REQUIRED TASK: Write out, word for word, every line from the first one through the line that holds "const xTickExponents = [2, 3, 4, 5, 6];", and nothing else; skip the pictures.

DATA SECTION:
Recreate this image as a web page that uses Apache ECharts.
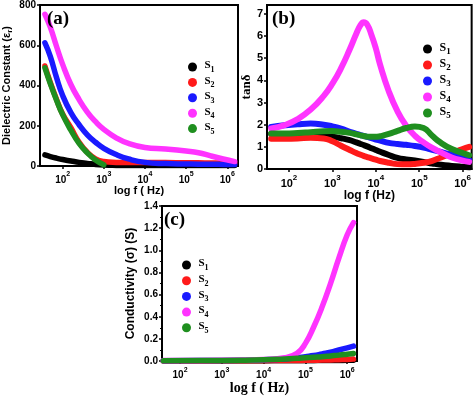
<!DOCTYPE html>
<html><head><meta charset="utf-8">
<script src="https://cdn.jsdelivr.net/npm/echarts@6/dist/echarts.min.js"></script>
<style>html,body{margin:0;padding:0;background:#fff}#c{width:474px;height:396px}</style>
</head><body><div id="c"></div>
<script>
// ---------- data ----------
const seriesNames = ['S1', 'S2', 'S3', 'S4', 'S5'];
const seriesColors = ['#000000', '#ff1a1a', '#1a1aff', '#ff33ff', '#1f8f1f'];
const xTickExponents = [2, 3, 4, 5, 6];

// Panel (a): dielectric constant vs log f
const logF_a = [1.57, 1.7, 1.85, 2.0, 2.2, 2.4, 2.6, 2.8, 3.0, 3.3, 3.6, 4.0, 4.5, 5.0, 5.3, 5.6, 5.9, 6.18];
const eps_S1 = [55, 47, 39, 32, 25, 18, 13, 8, 5, 3, 2, 2, 2, 2, 2, 2, 2, 2];
const eps_S2 = [497, 415, 332, 258, 190, 118, 68, 35, 22, 18, 17, 17, 17, 16, 16, 15, 15, 14];
const eps_S3 = [612, 545, 440, 350, 265, 205, 155, 118, 88, 57, 35, 18, 12, 10, 9, 9, 8, 7];
const eps_S4 = [754, 690, 595, 505, 405, 330, 268, 220, 182, 140, 112, 92, 84, 74, 66, 50, 35, 22];
const eps_S5 = [488, 410, 328, 255, 178, 112, 65, 30, 6, null, null, null, null, null, null, null, null, null];
const yTicks_a = [0, 200, 400, 600, 800];

// Panel (b): tan delta vs log f
const logF_b = [1.59, 1.9, 2.2, 2.5, 2.8, 3.0, 3.2, 3.4, 3.55, 3.65, 3.72, 3.8, 3.9, 4.0, 4.1, 4.3, 4.5, 4.7, 4.9, 5.1, 5.3, 5.5, 5.75, 6.0, 6.15];
const tan_S1 = [1.58, 1.56, 1.55, 1.53, 1.5, 1.46, 1.39, 1.3, 1.2, 1.13, 1.08, 1.02, 0.94, 0.86, 0.78, 0.63, 0.5, 0.43, 0.38, 0.32, 0.25, 0.19, 0.14, 0.1, 0.08];
const tan_S2 = [1.37, 1.37, 1.38, 1.41, 1.38, 1.25, 1.05, 0.86, 0.72, 0.64, 0.59, 0.54, 0.48, 0.42, 0.36, 0.28, 0.22, 0.21, 0.23, 0.28, 0.37, 0.52, 0.72, 0.9, 1.0];
const tan_S3 = [1.9, 1.97, 2.02, 2.05, 2.0, 1.92, 1.82, 1.68, 1.59, 1.53, 1.49, 1.45, 1.39, 1.33, 1.28, 1.18, 1.13, 1.09, 1.04, 0.97, 0.87, 0.77, 0.64, 0.5, 0.4];
const tan_S4 = [1.83, 1.98, 2.25, 2.68, 3.3, 3.85, 4.55, 5.4, 6.1, 6.5, 6.62, 6.52, 6.05, 5.45, 4.7, 3.5, 2.6, 1.95, 1.5, 1.2, 0.95, 0.75, 0.52, 0.38, 0.32];
const tan_S5 = [1.6, 1.6, 1.62, 1.66, 1.7, 1.71, 1.68, 1.63, 1.56, 1.52, 1.49, 1.46, 1.45, 1.45, 1.48, 1.58, 1.72, 1.85, 1.92, 1.85, 1.5, 1.18, 0.9, 0.72, 0.62];
const yTicks_b = [0, 1, 2, 3, 4, 5, 6, 7];

// Panel (c): conductivity vs log f
const logF_c = [1.6, 2.5, 3.5, 4.0, 4.5, 4.8, 5.0, 5.2, 5.4, 5.6, 5.8, 6.0, 6.15];
const sig_S1 = [0.001, 0.001, 0.002, 0.002, 0.003, 0.003, 0.004, 0.004, 0.005, 0.005, 0.006, 0.007, 0.008];
const sig_S2 = [0.002, 0.002, 0.003, 0.004, 0.005, 0.006, 0.007, 0.008, 0.009, 0.011, 0.013, 0.015, 0.018];
const sig_S3 = [0.004, 0.005, 0.008, 0.012, 0.02, 0.03, 0.04, 0.05, 0.065, 0.08, 0.1, 0.12, 0.135];
const sig_S4 = [0.005, 0.006, 0.01, 0.015, 0.03, 0.07, 0.16, 0.31, 0.49, 0.7, 0.93, 1.14, 1.25];
const sig_S5 = [0.004, 0.005, 0.008, 0.012, 0.02, 0.025, 0.03, 0.035, 0.04, 0.047, 0.054, 0.062, 0.068];

// ---------- helpers ----------
const SANS = '"Liberation Sans", Arial, sans-serif';
const SERIF = '"Liberation Serif", "Times New Roman", serif';
const zip = (xs, ys) => xs.map((x, i) => [x, ys[i]]);

function xAxis(gridIndex, min, max, name, nameFont, nameSize, nameGap, labelSize) {
  return {
    type: 'value', gridIndex, min, max,
    name, nameLocation: 'middle', nameGap,
    nameTextStyle: { fontFamily: nameFont, fontWeight: 'bold', fontSize: nameSize, color: '#000' },
    axisLine: { show: true, lineStyle: { color: '#000', width: 2 } },
    axisTick: { show: true, customValues: xTickExponents, length: 3, lineStyle: { color: '#000', width: 1.5 } },
    axisLabel: {
      customValues: xTickExponents, margin: 5, color: '#000',
      formatter: v => '{b|10}{sup|' + v + '}',
      rich: {
        b: { fontFamily: SANS, fontWeight: 'bold', fontSize: labelSize, verticalAlign: 'bottom', lineHeight: labelSize + 4, color: '#000' },
        sup: { fontFamily: SANS, fontWeight: 'bold', fontSize: labelSize - 3, verticalAlign: 'top', lineHeight: labelSize + 4, color: '#000' }
      }
    },
    splitLine: { show: false }
  };
}
function yAxis(gridIndex, min, max, ticks, fmt, name, nameFont, nameSize, nameGap, labelSize) {
  const ax = {
    type: 'value', gridIndex, min, max,
    name, nameLocation: 'middle', nameGap, nameRotate: 90,
    nameTextStyle: {
      fontFamily: nameFont, fontWeight: 'bold', fontSize: nameSize, color: '#000',
      rich: { sub: { fontFamily: nameFont, fontWeight: 'bold', fontSize: nameSize - 3, verticalAlign: 'bottom', lineHeight: nameSize + 4, color: '#000' } }
    },
    axisLine: { show: true, lineStyle: { color: '#000', width: 2 } },
    axisTick: { show: true, length: 3, lineStyle: { color: '#000', width: 1.5 } },
    axisLabel: { margin: 4, color: '#000', fontFamily: SANS, fontWeight: 'bold', fontSize: labelSize, formatter: fmt },
    splitLine: { show: false }
  };
  if (ticks) { ax.axisTick.customValues = ticks; ax.axisLabel.customValues = ticks; }
  return ax;
}
function legend(left, top, gap, sSize, subSize) {
  return {
    orient: 'vertical', left, top, itemGap: gap, icon: 'circle', itemWidth: 14, itemHeight: 9,
    selectedMode: false, data: seriesNames,
    formatter: n => '{s|S}{sub|' + n.slice(1) + '}',
    textStyle: {
      rich: {
        s: { fontFamily: SERIF, fontWeight: 'bold', fontSize: sSize, color: '#000', verticalAlign: 'top', lineHeight: 14 },
        sub: { fontFamily: SERIF, fontWeight: 'bold', fontSize: subSize, color: '#000', verticalAlign: 'bottom', lineHeight: 14 }
      }
    }
  };
}
function lines(gridIndex, xs, ysList, width) {
  return ysList.map((ys, i) => ({
    type: 'line', name: seriesNames[i], xAxisIndex: gridIndex, yAxisIndex: gridIndex,
    data: zip(xs, ys), smooth: true, showSymbol: false, symbol: 'none',
    lineStyle: { color: seriesColors[i], width, cap: 'round', join: 'round' }, itemStyle: { color: seriesColors[i] },
    z: 2 + i, animation: false
  }));
}

const border = { show: true, borderColor: '#000', borderWidth: 2, backgroundColor: 'transparent' };

const option = {
  backgroundColor: '#fff',
  animation: false,
  grid: [
    Object.assign({ left: 35, top: 5, width: 203, height: 161 }, border),
    Object.assign({ left: 267, top: 5, width: 205, height: 164 }, border),
    Object.assign({ left: 162, top: 206, width: 195, height: 157 }, border)
  ],
  xAxis: [
    xAxis(0, 1.45, 6.26, 'log f ( Hz)', SANS, 11, 18, 10),
    xAxis(1, 1.494, 6.207, 'log f (Hz)', SANS, 12, 20, 11),
    xAxis(2, 1.569, 6.234, 'log f ( Hz)', SERIF, 14, 19, 10)
  ],
  yAxis: [
    yAxis(0, 0, 800, yTicks_a, v => String(v), 'Dielectric Constant (ε{sub|r})', SANS, 11, 26, 10),
    yAxis(1, 0, 7.4, yTicks_b, v => String(v), 'tanδ', SERIF, 13, 13, 11),
    Object.assign(yAxis(2, 0, 1.4, null, v => v.toFixed(1), 'Conductivity (σ) (S)', SANS, 12, 25, 10), {
      interval: 0.2,
      minorTick: { show: true, splitNumber: 2, length: 2, lineStyle: { color: '#000' } }
    })
  ],
  legend: [
    legend(183, 55, 1.4, 11, 8),
    legend(418, 37, 2, 12, 9),
    legend(177, 253, 1.7, 11, 8)
  ],
  graphic: [
    { type: 'text', left: 47, top: 10, z: 100, style: { text: '(a)', font: 'bold 19px ' + SERIF, fill: '#000' } },
    { type: 'text', left: 272, top: 10, z: 100, style: { text: '(b)', font: 'bold 19px ' + SERIF, fill: '#000' } },
    { type: 'text', left: 164, top: 211, z: 100, style: { text: '(c)', font: 'bold 19px ' + SERIF, fill: '#000' } }
  ],
  series: [].concat(
    lines(0, logF_a, [eps_S1, eps_S2, eps_S3, eps_S4, eps_S5], 5.5),
    lines(1, logF_b, [tan_S1, tan_S2, tan_S3, tan_S4, tan_S5], 6),
    lines(2, logF_c, [sig_S1, sig_S2, sig_S3, sig_S4, sig_S5], 5.5)
  )
};

const chart = echarts.init(document.getElementById('c'), null, { renderer: 'canvas' });
chart.setOption(option);
</script></body></html>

SOLUTION BELOW:
Recreate this image as a web page that uses Apache ECharts.
<!DOCTYPE html>
<html><head><meta charset="utf-8">
<script src="https://cdn.jsdelivr.net/npm/echarts@6/dist/echarts.min.js"></script>
<style>html,body{margin:0;padding:0;background:#fff}#c{width:474px;height:396px}</style>
</head><body><div id="c"></div>
<script>
// ---------- data ----------
const seriesNames = ['S1', 'S2', 'S3', 'S4', 'S5'];
const seriesColors = ['#000000', '#ff1a1a', '#1a1aff', '#ff33ff', '#1f8f1f'];
const xTickExponents = [2, 3, 4, 5, 6];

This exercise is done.